Monday, September 6, 2010

College Ain't For Everybody, But Everybody's Gotta Work.


Today is Labor Day and in honor of labor I have to say that our nation is not doing it's level best at providing opportunities for labor for all, at least not opportunities that pay a decent wage and allow people to live a decent middle class life. There are a great many factors that play into this scenario. A lot of manufacturing has been outsourced to cheaper labor pools overseas, leaving a great many Americans searching for work that does not require a college degree. A huge chunk of the available service sector jobs pay pitifully low wages and their accompanying benefit packages all too often do not meet the needs of the employees. Then there is that factor that I, as an educator, know most about. The public schools are not doing their jobs in preparing American kids for their futures.

Just this last week I was subjected to the platitudes of one more career administrator who put forth the proposition that we need to prepare all students in our high schools for college. While this sounds great on the surface, it simply is not realistic. Not all students want to go to college. Not all students have the ability financially to go to college. Not all students have the innate academic talents to go to college. We need to be thinking about how best to meet the needs of these kids who will never graduate from college. Continuing to pretend that college is best for all kids is doing a disservice to the kids of America, and to America itself, a sprawling nation of 310 million with needs for citizens who are very real rocket scientists to garbage collectors.

Let's get real about this college thing. A full 40% of all students who begin college never complete a 4 year degree. Somewhere in the neighborhood of 30% of Americans have at least a B.A. Advanced degrees fall into the 10% and less category. What this means is that fully 70% of our population does not have a college degree and in all likelihood will never possess one. What about these individuals? What about the 70% of public school students who will never get a college degree? What are we doing for them?

What would happen if every high school graduate went on to college? Honestly, that would mean that a 4 year degree is meaningless, and to get a good job you would have to have an advanced degree. It would mean a lot of dropouts or it might mean that there would be massive grade inflation to assure the graduation of scads of kids who don't have what it takes to realistically complete a B.A. or B.S. as we know it. Come to think of it a lot of that is already in progress and 4 year degrees have become devalued already. Makes me really glad that I have an advanced degree.

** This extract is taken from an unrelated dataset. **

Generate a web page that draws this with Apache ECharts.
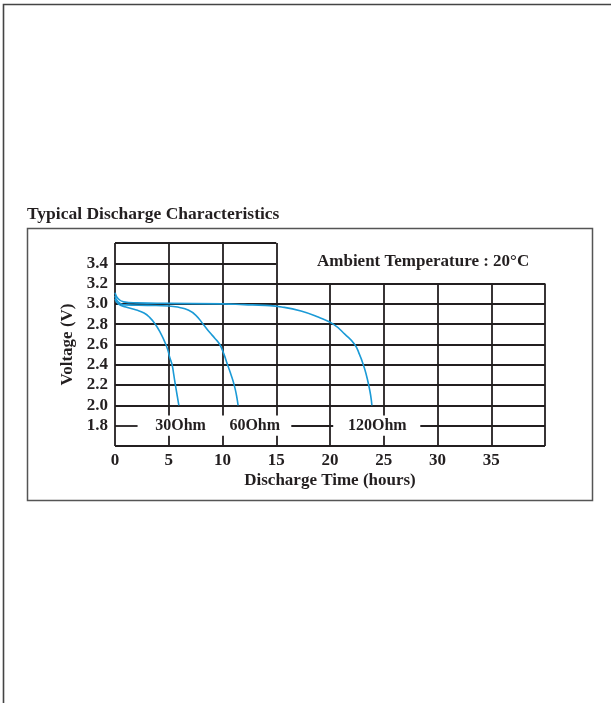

To be honest, America needs people to repair cars, to work as carpenters, plumbers, electricians. America needs people to work in technical capacities in healthcare and electronics. America needs people to do any number of things that do not require a college degree. So why are we insisting that every child should go to college? Why aren't we training kids to do all of these other things and reserving the college prep programs for those kids who really want to go to college and have the ability? We're setting these kids up for a lifetime of struggle instead of training them for careers that will pay a reasonable wage and allow them to live a middle class existence.

Truthfully, America needs to be finding ways to bring industry back to America, instead of farming it out to foreign countries and foisting unemployment on those who staked their lives on factory labor with a living wage. Even if we bring back manufacturing, though, it will need to be higher tech. Lower tech manufacturing will continue to be a place where 3rd world nations can provide jobs for their citizens while their nations develop. Instead of low tech manufacture, we can focus on green technologies, on high tech technologies.

Changing our focus in education to one where not everyone is college bound will mean providing vocational and career training to some on the high school level and providing further technical training in 1 and 2 year programs beyond high school. Community colleges are perfect venues for such a thing. Furthermore, industry could provide internships and apprenticeships to give kids the skills they need while on the job. This could assure us of continuing to have a viable middle class in America. Should we not adapt, America will continue to widen the gap between rich and poor and continue the process of moving citizens out of the middle class and into the lower classes. Unless we do this, we risk becoming another 3rd world nation with a small wealthy class that lives in gated communities with armed guards and a huge underclass living in squalor.